What these alleged leaders do not say is that nations governed by socialist or communist regimes are always less free, less successful, less equal and less independent. How long has there been Socialism and Communism? What have been their key contributions to ending poverty and misery, especially in third world countries? This is a questions that has probably never been asked in meetings like the World Economic Forum or the World Social Forum, however both movements and their supporters insist this is the way to go. Aren’t Socialism and Communism as outdated as Corporate Capitalism? On the other hand, what did real free market Capitalism achieved while it was allowed to work as an economic model?
Socialists and Communists like to answer to this question saying that their agenda is not intended to promote consumerism, and that free market societies are bound to become large groups of individuals possessed by the desire to have more and more. A possible answer to that idea is that only free market Capitalism has the power to ‘naturally’ end consumerism as market forces define what is needed and what there’s too much of. As we have now learnt, all artificially created bubbles tend to explode, unless they are artificially maintained (i.e. the financial bubble, the housing bubble and the derivatives bubble. All of them created by the globalist elite.). What has the World Economic Forum or the World Social Forum said about those bubbles? Nothing. No investigations on the real causes of the current economic crisis, no official investigation on who benefited from the impoverishment of millions in both the developed and underdeveloped nations.

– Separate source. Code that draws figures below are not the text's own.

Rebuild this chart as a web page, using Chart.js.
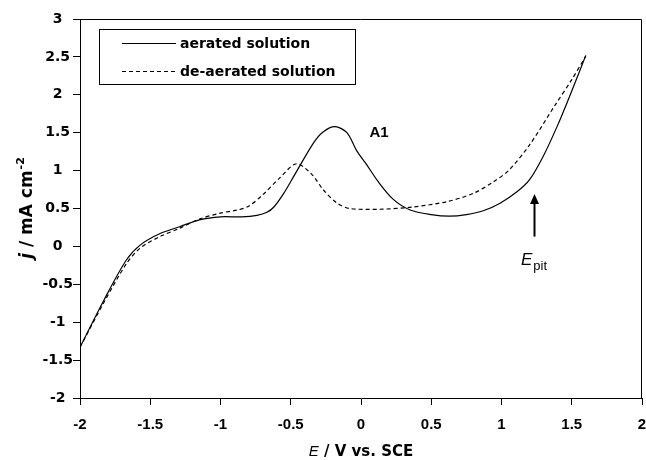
<!DOCTYPE html>
<html>
<head>
<meta charset="utf-8">
<script src="https://cdn.jsdelivr.net/npm/chart.js@4.4.0/dist/chart.umd.min.js"></script>
<style>
html,body{margin:0;padding:0;background:#fff;}
#wrap{width:646px;height:460px;}
</style>
</head>
<body>
<div id="wrap"><canvas id="c" width="646" height="460"></canvas></div>
<script>
// ---- data ----
const seriesNames = ['aerated solution', 'de-aerated solution'];
const aeratedE = [-2, -1.83, -1.67, -1.57, -1.43, -1.29, -1.15, -1.0, -0.85, -0.74, -0.67, -0.62, -0.55, -0.48, -0.34, -0.27, -0.185, -0.10, -0.03, 0.04, 0.12, 0.23, 0.35, 0.5, 0.63, 0.75, 0.87, 0.99, 1.11, 1.2, 1.3, 1.4, 1.5, 1.6];
const aeratedJ = [-1.33, -0.71, -0.18, 0.02, 0.17, 0.26, 0.35, 0.39, 0.39, 0.41, 0.45, 0.52, 0.70, 0.92, 1.36, 1.51, 1.58, 1.50, 1.26, 1.08, 0.86, 0.62, 0.48, 0.42, 0.40, 0.42, 0.47, 0.57, 0.72, 0.88, 1.2, 1.6, 2.05, 2.52];
const deaeratedE = [-2, -1.83, -1.67, -1.57, -1.43, -1.29, -1.15, -1.0, -0.88, -0.8, -0.7, -0.58, -0.46, -0.35, -0.27, -0.17, -0.08, 0.13, 0.37, 0.61, 0.80, 0.94, 1.05, 1.2, 1.38, 1.5, 1.6];
const deaeratedJ = [-1.33, -0.74, -0.23, -0.02, 0.13, 0.24, 0.36, 0.44, 0.48, 0.53, 0.68, 0.90, 1.09, 0.95, 0.75, 0.57, 0.50, 0.49, 0.52, 0.59, 0.70, 0.85, 1.0, 1.34, 1.86, 2.2, 2.51];
const xTickValues = [-2, -1.5, -1, -0.5, 0, 0.5, 1, 1.5, 2];
const xTickLabels = ['-2', '-1.5', '-1', '-0.5', '0', '0.5', '1', '1.5', '2'];
const yTickValues = [-2, -1.5, -1, -0.5, 0, 0.5, 1, 1.5, 2, 2.5, 3];
const yTickLabels = ['-2', '-1.5', '-1', '-0.5', '0', '0.5', '1', '1.5', '2', '2.5', '3'];
const peakLabel = 'A1';
const peakLabelAt = [0.128, 1.5];
const arrowE = 1.233;
const arrowFromJ = 0.13;
const arrowToJ = 0.69;

// ---- helpers ----
function pts(xs, ys) { return xs.map((x, i) => ({x: x, y: ys[i]})); }

const decor = {
  id: 'decor',
  afterDraw(chart) {
    const ctx = chart.ctx;
    const a = chart.chartArea;
    const xs = chart.scales.x, ys = chart.scales.y;
    ctx.save();
    // plot frame (top & right)
    ctx.strokeStyle = '#000';
    ctx.lineWidth = 1;
    ctx.beginPath();
    ctx.moveTo(a.left, a.top + 0.5);
    ctx.lineTo(a.right - 0.5, a.top + 0.5);
    ctx.lineTo(a.right - 0.5, a.bottom);
    ctx.stroke();

    // legend
    const lx = 99.5, ly = 29.5, lw = 256, lh = 55;
    ctx.fillStyle = '#fff';
    ctx.fillRect(lx, ly, lw, lh);
    ctx.strokeStyle = '#000';
    ctx.lineWidth = 1;
    ctx.strokeRect(lx, ly, lw, lh);
    ctx.font = 'bold 14px "DejaVu Sans"';
    ctx.fillStyle = '#000';
    ctx.textBaseline = 'middle';
    ctx.textAlign = 'left';
    const rows = [43, 71];
    chart.data.datasets.forEach((ds, i) => {
      ctx.beginPath();
      ctx.setLineDash(ds.borderDash || []);
      ctx.lineWidth = 1;
      ctx.moveTo(122, rows[i] + 0.5);
      ctx.lineTo(176, rows[i] + 0.5);
      ctx.stroke();
      ctx.setLineDash([]);
      ctx.fillText(ds.label, 180, rows[i] + 1);
    });

    // A1 label
    ctx.font = 'bold 15px "Liberation Sans"';
    ctx.textAlign = 'center';
    ctx.fillText(peakLabel, xs.getPixelForValue(peakLabelAt[0]), ys.getPixelForValue(peakLabelAt[1]));

    // arrow
    const ax = Math.round(xs.getPixelForValue(arrowE)) + 0.5;
    const ay1 = ys.getPixelForValue(arrowFromJ);
    const ay2 = ys.getPixelForValue(arrowToJ);
    ctx.lineWidth = 2;
    ctx.beginPath();
    ctx.moveTo(ax, ay1);
    ctx.lineTo(ax, ay2 + 8);
    ctx.stroke();
    ctx.beginPath();
    ctx.moveTo(ax, ay2);
    ctx.lineTo(ax - 4.5, ay2 + 10);
    ctx.lineTo(ax + 4.5, ay2 + 10);
    ctx.closePath();
    ctx.fill();

    // E_pit label
    ctx.textAlign = 'left';
    ctx.textBaseline = 'alphabetic';
    ctx.font = 'italic 17px "Liberation Sans"';
    ctx.fillText('E', 521, 265);
    const ew = ctx.measureText('E').width;
    ctx.font = '13px "Liberation Sans"';
    ctx.fillText('pit', 521 + ew + 1, 270);

    // x-axis title
    const cx = (a.left + a.right) / 2;
    const ty = 452;
    ctx.font = 'italic 15px "Liberation Sans"';
    const p1 = 'E';
    const w1 = ctx.measureText(p1).width;
    ctx.font = 'bold 15px "DejaVu Sans"';
    const p2 = ' / V vs. SCE';
    const w2 = ctx.measureText(p2).width;
    let sx = cx - (w1 + w2) / 2;
    ctx.textBaseline = 'middle';
    ctx.font = 'italic 15px "Liberation Sans"';
    ctx.fillText(p1, sx, ty);
    ctx.font = 'bold 15px "DejaVu Sans"';
    ctx.fillText(p2, sx + w1, ty);

    // y-axis title (rotated)
    ctx.translate(28, (a.top + a.bottom) / 2);
    ctx.rotate(-Math.PI / 2);
    ctx.font = 'bold italic 17px "DejaVu Sans"';
    const q1 = 'j';
    const v1 = ctx.measureText(q1).width;
    ctx.font = 'bold 17px "DejaVu Sans"';
    const q2 = ' / mA cm';
    const v2 = ctx.measureText(q2).width;
    ctx.font = 'bold 11px "DejaVu Sans"';
    const q3 = '-2';
    const v3 = ctx.measureText(q3).width;
    let s = -(v1 + v2 + v3) / 2;
    ctx.font = 'bold italic 17px "DejaVu Sans"';
    ctx.fillText(q1, s, 0);
    ctx.font = 'bold 17px "DejaVu Sans"';
    ctx.fillText(q2, s + v1, 0);
    ctx.font = 'bold 11px "DejaVu Sans"';
    ctx.fillText(q3, s + v1 + v2 + 1, -7);
    ctx.restore();
  }
};

new Chart(document.getElementById('c'), {
  type: 'scatter',
  data: {
    datasets: [
      {
        label: seriesNames[0],
        data: pts(aeratedE, aeratedJ),
        showLine: true,
        borderColor: '#000',
        borderWidth: 1.2,
        pointRadius: 0,
        tension: 0.3,
        fill: false
      },
      {
        label: seriesNames[1],
        data: pts(deaeratedE, deaeratedJ),
        showLine: true,
        borderColor: '#000',
        borderWidth: 1.2,
        borderDash: [4, 3],
        pointRadius: 0,
        tension: 0.3,
        fill: false
      }
    ]
  },
  options: {
    responsive: false,
    animation: false,
    devicePixelRatio: 1,
    layout: { padding: { top: 19, right: 4, left: 0, bottom: 0 } },
    plugins: { legend: { display: false }, tooltip: { enabled: false } },
    scales: {
      x: {
        type: 'linear',
        min: -2, max: 2,
        afterBuildTicks(scale) { scale.ticks = xTickValues.map(v => ({value: v})); },
        afterFit(scale) { scale.height = 62; scale.paddingLeft = 0; scale.paddingRight = 0; },
        ticks: {
          color: '#000',
          font: { family: '"Liberation Sans"', size: 15, weight: 'bold' },
          padding: 11,
          maxRotation: 0,
          autoSkip: false,
          callback: (v) => { const i = xTickValues.indexOf(v); return i >= 0 ? xTickLabels[i] : ''; }
        },
        grid: { display: true, drawOnChartArea: false, drawTicks: true, tickLength: 7, color: '#000' },
        border: { display: true, color: '#000', width: 1 }
      },
      y: {
        type: 'linear',
        min: -2, max: 3,
        afterBuildTicks(scale) { scale.ticks = yTickValues.map(v => ({value: v})); },
        afterFit(scale) { scale.width = 80; scale.paddingTop = 0; scale.paddingBottom = 0; },
        ticks: {
          color: '#000',
          font: { family: '"DejaVu Sans"', size: 14, weight: 'bold' },
          padding: 0,
          crossAlign: 'center',
          autoSkip: false,
          callback: (v) => { const i = yTickValues.indexOf(v); return i >= 0 ? yTickLabels[i] : ''; }
        },
        grid: { display: true, drawOnChartArea: false, drawTicks: true, tickLength: 7, color: '#000' },
        border: { display: true, color: '#000', width: 1 }
      }
    }
  },
  plugins: [decor]
});
</script>
</body>
</html>
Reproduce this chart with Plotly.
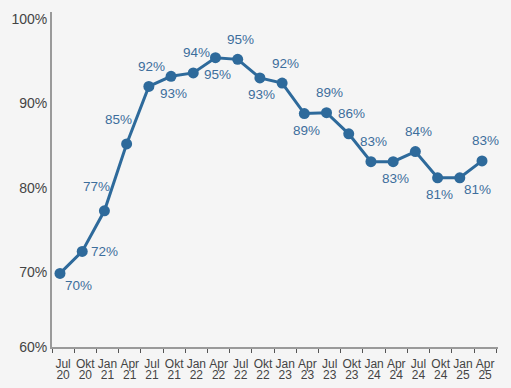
import plotly.graph_objects as go

categories = ["Jul 20", "Okt 20", "Jan 21", "Apr 21", "Jul 21", "Okt 21", "Jan 22", "Apr 22",
              "Jul 22", "Okt 22", "Jan 23", "Apr 23", "Jul 23", "Okt 23", "Jan 24", "Apr 24",
              "Jul 24", "Okt 24", "Jan 25", "Apr 25"]
values = [69.9, 72.5, 77.3, 85.2, 92.0, 93.2, 93.6, 95.4, 95.2, 93.0,
          92.4, 88.8, 88.9, 86.4, 83.1, 83.1, 84.3, 81.2, 81.2, 83.2]
labels = ["70%", "72%", "77%", "85%", "92%", "93%", "94%", "95%", "95%", "93%",
          "92%", "89%", "89%", "86%", "83%", "83%", "84%", "81%", "81%", "83%"]
label_place = ["br", "r", "al", "al", "a", "b", "a", "b", "a", "b",
               "a", "b", "a", "a", "a", "b", "a", "b", "br", "a"]
y_ticks = [61.2, 70, 80, 90, 100]
y_tick_text = ["60%", "70%", "80%", "90%", "100%"]

LINE = "#2e6a9b"
LABEL = "#3d6e9c"
AXIS = "#9a9a9a"
BG = "#f5f5f5"
TICKCOL = "#444444"

shifts = {"a": (3, 20), "b": (2, -17), "r": (22, 0), "br": (18, -12), "al": (-8, 24)}

xs = list(range(len(categories)))
months = [c.split(" ")[0] for c in categories]
years = [c.split(" ")[1] for c in categories]
XRANGE = [-0.36, 19.72]
label_vals = [i + 0.14 for i in xs]

fig = go.Figure()
fig.add_trace(go.Scatter(
    x=xs, y=values, mode="lines+markers",
    line=dict(color=LINE, width=3),
    marker=dict(color=LINE, size=11),
    hoverinfo="skip", showlegend=False,
))
# carrier for the second (year) label row
fig.add_trace(go.Scatter(x=xs, y=values, xaxis="x2", mode="none",
                         hoverinfo="skip", showlegend=False))

for x, v, t, p in zip(xs, values, labels, label_place):
    dx, dy = shifts[p]
    fig.add_annotation(x=x, y=v, text=t, showarrow=False, xshift=dx, yshift=dy,
                       font=dict(family="Liberation Sans, Arial, sans-serif", size=13.5, color=LABEL))

tickfont = dict(family="Liberation Sans Narrow, Liberation Sans, Arial", size=12, color=TICKCOL)

fig.update_layout(
    width=511, height=388,
    margin=dict(l=52, r=13, t=12, b=41),
    paper_bgcolor=BG, plot_bgcolor=BG,
    font=dict(family="Liberation Sans, Arial, sans-serif", size=13, color=TICKCOL),
    xaxis=dict(
        range=XRANGE,
        tickmode="array", tickvals=label_vals, ticktext=months,
        tickfont=tickfont, tickangle=0, ticks="",
        ticklabelstandoff=5,
        automargin=False,
        showgrid=False, zeroline=False,
        showline=True, linecolor=AXIS, linewidth=2,
        minor=dict(tickmode="array", tickvals=[i - 0.36 for i in range(len(categories) + 1)],
                   ticks="outside", ticklen=4, tickcolor="#555555", tickwidth=1, showgrid=False),
        fixedrange=True,
    ),
    xaxis2=dict(
        overlaying="x", anchor="y", side="bottom",
        range=XRANGE,
        tickmode="array", tickvals=label_vals, ticktext=years,
        tickfont=tickfont, tickangle=0, ticks="",
        ticklabelstandoff=19,
        automargin=False,
        showgrid=False, zeroline=False, showline=False,
        fixedrange=True,
    ),
    yaxis=dict(
        range=[61.2, 100.8],
        tickmode="array", tickvals=y_ticks, ticktext=y_tick_text,
        tickfont=dict(size=14, color=TICKCOL),
        ticks="", showgrid=False, zeroline=False,
        automargin=False,
        showline=True, linecolor=AXIS, linewidth=2,
        fixedrange=True,
    ),
)

fig.write_html(
    "out.html",
    config={"displayModeBar": False},
    post_script="document.body.style.margin='0';document.body.style.background='#f5f5f5';",
)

It doesn’t matter that there is a credibility and morality gap, as Klaus Schwab, founder of the annual World Economic Forum, said last week in Davos. The elite and their controlled dissidents will continue to push for a change for the worst; a globalist socialist system where it will be OK to rob from the productive to give to the unproductive. The push is to drive the corporate welfare system and the social welfare system as the models for a world where the elite will have complete control of the resources, production, and the welfare checks.